Sementara, Dosen Antropologi Universitas Diponegoro (Undip) Stanley Khu berpandangan, pemasangan chattra tidak hanya penting dari perspektif filosofis atau arkeologis. Pemasangan itu juga memengaruhi tata cara keagamaan umat Buddha di Indonesia, khususnya generasi muda.

“Dengan kata lain, dipasang atau tidaknya chattra adalah persoalan mengenai bagaimana generasi Buddhis saat ini dan yang akan datang memaknai posisi Borobudur dalam imajinasi keagamaan dan proyek etis mereka,” terangnya.

Menurut Stanley, chattra akan menjadikan Borobudur sebagai ruang hidup yang dapat dimasuki umat Buddhis dalam dialog spiritual antara diri dan potensi kebuddhaan.

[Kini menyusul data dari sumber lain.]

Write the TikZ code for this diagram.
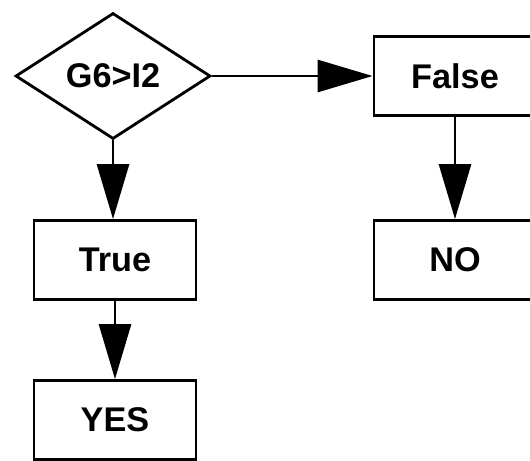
\documentclass[tikz,border=0pt]{standalone}
\usepackage{fontspec}
\setmainfont{Liberation Sans}
\usetikzlibrary{shapes.geometric,arrows.meta}

\begin{document}
\begin{tikzpicture}[x=0.02cm, y=-0.02cm,
        box/.style={draw, line width=1.6pt, minimum width=3.24cm, minimum height=1.58cm,
            font=\fontsize{19.5}{22}\selectfont\bfseries},
        test/.style={draw, diamond, line width=1.6pt, minimum width=3.9cm, minimum height=2.52cm,
            inner sep=0pt, font=\fontsize{19.5}{22}\selectfont\bfseries},
        flow/.style={line width=1.6pt, -{Triangle[length=1.1cm, width=0.64cm]}}]
        \clip (0,0) rectangle (530,460);

        % Drawing the test
        \node[test] (cond) at (113,76) {G6>I2};

        % Drawing the boxes
        \node[box] (true) at (115,260) {True};
        \node[box] (yes) at (115,420) {YES};
        \node[box] (false) at (455,76) {False};
        \node[box] (no) at (455,260) {NO};

        \draw[flow] (cond.south) -- (cond.south |- true.north);
        \draw[flow] (cond.east) -- (false.west);
        \draw[flow] (true.south) -- (yes.north);
        \draw[flow] (false.south) -- (no.north);
    \end{tikzpicture}
\end{document}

Dengan perantara chattra, stupa tidak lagi berupa tumpukan batu biasa, tetapi dapat pula dibayangkan sebagai perlambang batin Buddha yang senantiasa hadir bersama umat dalam upaya sadar dan bertahap untuk menapaki jalan pencerahan.

Pada Rapat Koordinasi Nasional (Rakornas) Pengembangan Lima DPSP di Borobudur, 21 Juli 2023, rencana pemasangan chattra ini juga mendapat dukungan dari pemerintah.

Rakornas itu dihadiri Menteri Koordinator (Menko) Bidang Maritim dan Investasi Luhut Binsar Pandjaitan, Menag Yaqut Cholil Qoumas, Menteri Pariwisata dan Ekonomi Kreatif Sandiaga Salahudin Uno, Menteri Pendayagunaan Aparatur Negara dan Reformasi Birokrasi (Menpan RB) Azwar Anas, Menteri Agraria dan Tata Ruang/Badan Pertanahan Nasional (Menteri ATR/BPN) Hadi Tjahjanto, serta Gubernur Jawa Tengah Ganjar Pranowo.

Kemenag memandang, berbagai perspektif di tengah rencana pemasangan chattra justru merupakan hal positif. Kemenag juga mendorong berbagai pandangan itu agar dapat bisa dijembatani secara positif sehingga kesepahaman baru yang konstruktif terwujud.